Triangulation marker on summit.
Carlin Benchmark is an unremarkable prominence in the northern Piñon Range, located about 7.5 miles southeast of the town of Carlin and 20 miles southwest of Elko in northeastern Nevada. The summit has an elevation of 7,418 feet and a prominence of 752 feet, and like the town below it, is named for William Passmore Carlin (1829-1903). Carlin was a Union army officer during the Civil War and retired in 1893 at the rank of Brigadier General. In 1858, Carlin participated in the Mormon campaign in Utah, and while on a military expedition from Camp Floyd in Utah to California, he had camped with a troop of soldiers at Maggie Creek just north of present-day Carlin.
The summit as well as most of the surrounding terrain is located on BLM administered lands. From the top, you can look down on Newmont Gold Company’s Rain Mine, located at the mountain’s southeast base. Beyond the mine, you get a view of the full expanse of the Ruby Mountains, the East Humboldt Range to the northeast, and the Piñon Range to the south.
|The summit. |
|Summit view to east. |
|Rain Mine from summit.
From I-80 at Elko, Nevada, take exit 301 (Mountain City Highway/NV-225). Proceed south on Mountain City Highway about 0.9 miles, then turn left onto Idaho Street. Proceed northeast on Idaho Street about 0.8 miles, then turn right onto Fifth Street/NV-227. Proceed southeast on Fifth Street about 0.5 miles, then turn right onto Wilson Avenue. Proceed southwest on Wilson Avenue, which becomes Bullion Road after about 0.25 miles. After about 2.6 miles from making the turn onto Wilson Avenue, the pavement ends and Bullion Road becomes a hardpack road and then later a dirt road.
From the point where the paved Bullion Road ends, 27.1 miles of hardpack and mostly dirt roads will take you to the base of Carlin Benchmark. Turn off the main dirt road after 11.5 miles. From there it is another 15.6 miles on unimproved roads that are not maintained. There are deep ruts in areas and may be impassable after rain. Also, there are some sharp turns along this route as well as open range, so please drive with caution.
|Dixie Flats. |
| Burn area on route. |
|Wildlife on route.
These roads take you through the sagebrush and juniper woodlands of the Dixie Flats, some of it along and across the same route that westward bound emigrants took in the 1840s and 1850s on the Hastings Cutoff along the South Fork Humboldt River. Leaving the flats, the route winds into the lower reaches of the northern Piñon Range.
Due to the number of dirt roads in the area and the resulting complexity, the below 1:24,000 scale topo maps are provided to guide you in. There is a cattle guard at the end of the driving route at the northeast base of the mountain and you’ll see a Jeep road to the left just past the cattle guard. From this point, you can park off to the side of the road and begin your hike, or you can drive up the Jeep road to the summit.

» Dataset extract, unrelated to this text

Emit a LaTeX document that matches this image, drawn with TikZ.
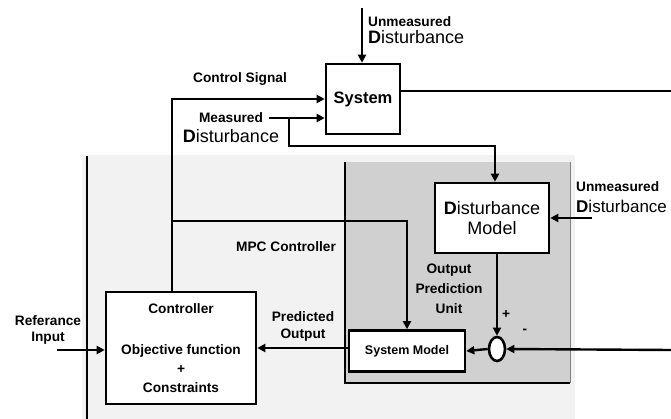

The Jeep road runs up the northeastern slope of the mountain and crosses the top east to west, passing about 200 feet south of the benchmark; it is 1.45 miles to the top with 752 feet net elevation gain. This is a good road that is not loose, but has areas where larger rocks make a high clearance vehicle necessary. On foot, it makes for an easy Class 1 hike.
|Route view 1. |
|Route view 2. |
|Road at the top.
Unrestricted access; BLM regulations apply.

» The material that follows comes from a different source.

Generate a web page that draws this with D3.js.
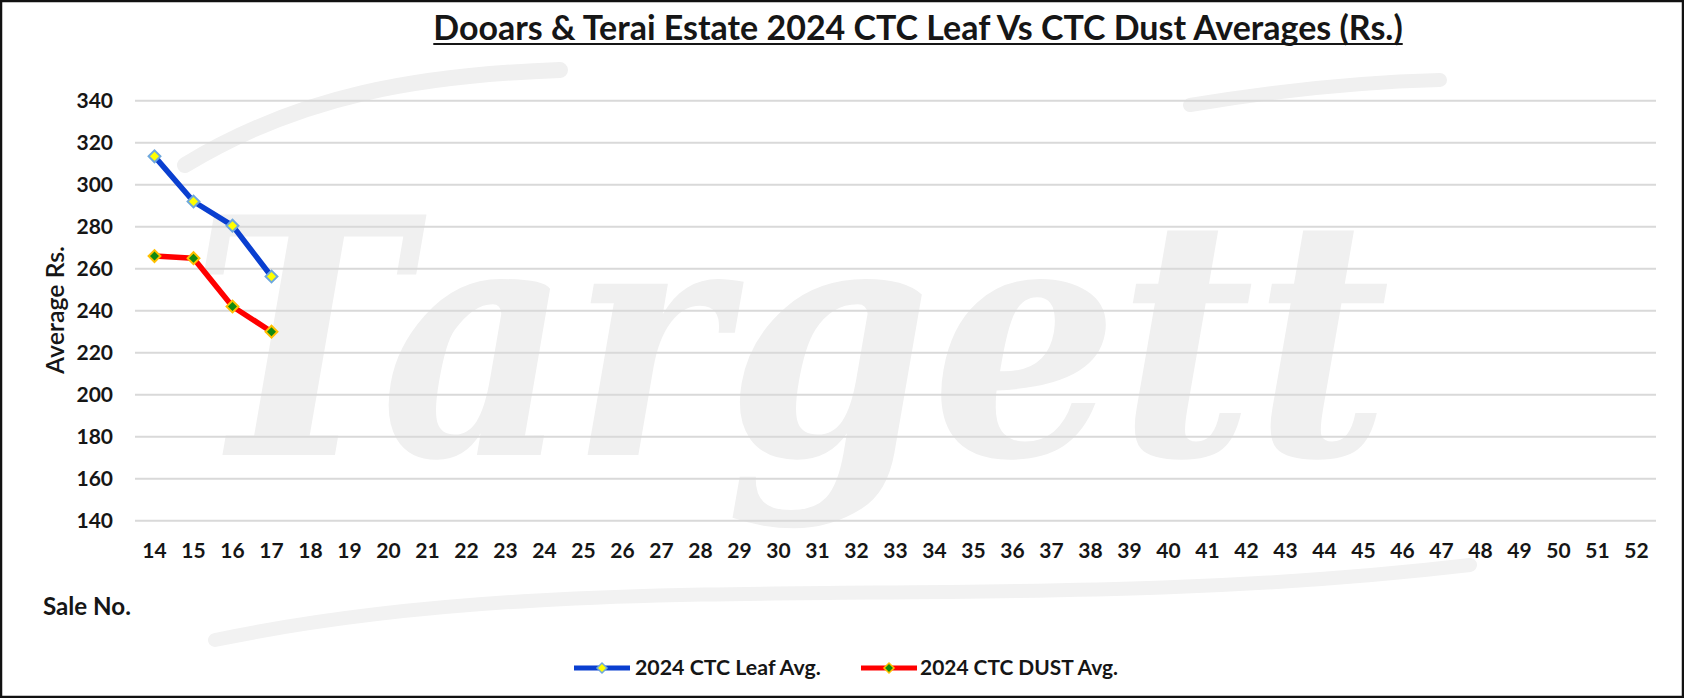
<!DOCTYPE html>
<html><head><meta charset="utf-8">
<script src="https://cdn.jsdelivr.net/npm/d3@7"></script>
<style>html,body{margin:0;padding:0;background:#fff;}svg{display:block;}</style>
</head><body><svg id="c" width="1684" height="698"></svg>
<script>
const saleNos = d3.range(14, 53).map(String);
const leafSales = ["14","15","16","17"];
const leafAvg = [313.5, 292, 280.5, 256.3];
const dustSales = ["14","15","16","17"];
const dustAvg = [266, 265, 242, 230];
const yTicks = [140,160,180,200,220,240,260,280,300,320,340];
const titleText = "Dooars & Terai Estate 2024 CTC Leaf Vs CTC Dust Averages (Rs.)";
const leafName = "2024 CTC Leaf Avg.";
const dustName = "2024 CTC DUST Avg.";

const W = 1684, H = 698;
const svg = d3.select("#c");
const FONT = "Lato, 'Open Sans', sans-serif";
const INK = "#161616";

function fit(sel, target){
  const fs = +sel.attr("font-size");
  const w = sel.node().getComputedTextLength();
  sel.attr("font-size", fs*target/w);
  return sel;
}

svg.append("rect").attr("x",0).attr("y",0).attr("width",W).attr("height",H).attr("fill","#fff");

// watermark
const wm = svg.append("g").attr("pointer-events","none");
wm.append("path").attr("d","M185,165 C300,95 420,75 560,70").attr("fill","none").attr("stroke","#f0f0f0").attr("stroke-width",16).attr("stroke-linecap","round");
wm.append("path").attr("d","M1190,105 C1280,90 1360,82 1440,80").attr("fill","none").attr("stroke","#f0f0f0").attr("stroke-width",14).attr("stroke-linecap","round");
wm.append("path").attr("d","M215,640 C600,560 1000,620 1470,565").attr("fill","none").attr("stroke","#f2f2f2").attr("stroke-width",14).attr("stroke-linecap","round");
wm.append("text").attr("x",190).attr("y",455).attr("font-family","'DejaVu Serif', serif").attr("font-weight","bold").attr("font-style","italic")
  .attr("font-size",330).attr("fill","#f0f0f0").attr("textLength",1200).attr("lengthAdjust","spacingAndGlyphs").text("Targett");

const x = d3.scaleBand().domain(saleNos).range([135, 1656]);
const y = d3.scaleLinear().domain([140, 340]).range([520.7, 100.7]);

// gridlines
svg.append("g").selectAll("line").data(yTicks).join("line")
  .attr("x1",135).attr("x2",1656).attr("y1",d=>y(d)).attr("y2",d=>y(d))
  .attr("stroke","#d9d9d9").attr("stroke-width",2);

// y axis
const yAxis = svg.append("g").attr("transform","translate(122,0)")
  .call(d3.axisLeft(y).tickValues(yTicks).tickSize(0).tickPadding(0));
yAxis.select(".domain").remove();
yAxis.selectAll("text").attr("font-family",FONT).attr("font-weight","bold").attr("font-size",21).attr("fill",INK).attr("x",-9);

// x axis
const xAxis = svg.append("g").attr("transform","translate(0,540)")
  .call(d3.axisBottom(x).tickSize(0).tickPadding(0));
xAxis.select(".domain").remove();
xAxis.selectAll("text").attr("font-family",FONT).attr("font-weight","bold").attr("font-size",21).attr("fill",INK).attr("dy","0.71em").attr("y",3);

// axis titles
fit(svg.append("text").attr("transform","translate(55,310) rotate(-90)").attr("text-anchor","middle").attr("dy","0.35em")
  .attr("font-family",FONT).attr("font-weight","600").attr("font-size",20).attr("fill",INK).text("Average Rs."), 128);
fit(svg.append("text").attr("x",43).attr("y",615).attr("font-family",FONT).attr("font-weight","bold").attr("font-size",19).attr("fill",INK).text("Sale No."), 88);

// title
const t = svg.append("text").attr("x",918).attr("y",40).attr("text-anchor","middle")
  .attr("font-family",FONT).attr("font-weight","bold").attr("font-size",28).attr("fill",INK).text(titleText);
fit(t, 970);
const tb = t.node().getBBox();
svg.append("line").attr("x1",tb.x).attr("x2",tb.x+tb.width).attr("y1",44).attr("y2",44).attr("stroke",INK).attr("stroke-width",2);

// series
const line = d3.line().x(d=>x(d[0])+x.bandwidth()/2).y(d=>y(d[1]));
function drawSeries(sales, vals, color, mFill, mStroke){
  const pts = sales.map((s,i)=>[s, vals[i]]);
  svg.append("path").datum(pts).attr("d",line).attr("fill","none").attr("stroke",color).attr("stroke-width",5.5).attr("stroke-linejoin","round");
  svg.append("g").selectAll("path").data(pts).join("path")
    .attr("d", d3.symbol().type(d3.symbolSquare).size(70))
    .attr("transform",d=>`translate(${x(d[0])+x.bandwidth()/2},${y(d[1])}) rotate(45)`)
    .attr("fill",mFill).attr("stroke",mStroke).attr("stroke-width",2);
}
drawSeries(leafSales, leafAvg, "#0a3fd0", "#ffff00", "#6fa8dc");
drawSeries(dustSales, dustAvg, "#ff0000", "#118a11", "#ffc000");

// legend
function legendItem(x0, x1, tx, tw, color, mFill, mStroke, label){
  const ly = 668;
  svg.append("line").attr("x1",x0).attr("x2",x1).attr("y1",ly).attr("y2",ly).attr("stroke",color).attr("stroke-width",5);
  svg.append("path").attr("d", d3.symbol().type(d3.symbolSquare).size(50)).attr("transform",`translate(${(x0+x1)/2},${ly}) rotate(45)`)
    .attr("fill",mFill).attr("stroke",mStroke).attr("stroke-width",1.5);
  fit(svg.append("text").attr("x",tx).attr("y",ly).attr("dy","0.35em").attr("font-family",FONT).attr("font-weight","bold").attr("font-size",17).attr("fill",INK).text(label), tw);
}
legendItem(574, 630, 635, 186, "#0a3fd0", "#ffff00", "#6fa8dc", leafName);
legendItem(861, 917, 920, 198, "#ff0000", "#118a11", "#ffc000", dustName);

// border
svg.append("rect").attr("x",1).attr("y",1).attr("width",W-2).attr("height",H-2).attr("fill","none").attr("stroke","#111").attr("stroke-width",2.5);
</script></body></html>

There are no developed campgrounds in the area. Dispersed camping on BLM land is permitted at no cost for a maximum of 14 days at the same location.
Food & Lodging
The small city of Elko is your best bet for accommodations such as food and lodging, where there are a lot of choices. When it comes to gas, however, it’s a different story. For some reason, Elko has the highest gas prices in the nation. If you’re not from the area, here’s some good advice. Do not fuel up at the Chevron station on Idaho Street (by the Red Lion Hotel and Casino) near I-80 exit 303. You will find gas prices that are nearly a dollar more per gallon – yes, that’s right, nearly a dollar more - than most gas stations in town. About a quarter of a mile further southwest on Idaho Street on the opposite side is a Tesoro station. Don’t go there either, as their prices are only about 10 cents less than the Chevron. Instead, continue southwest on Idaho Street a short distance to the Sinclair station on the left or further to the corner of 11th Street to the Maverik station, which consistently have among the lowest, if not the lowest, prices in town.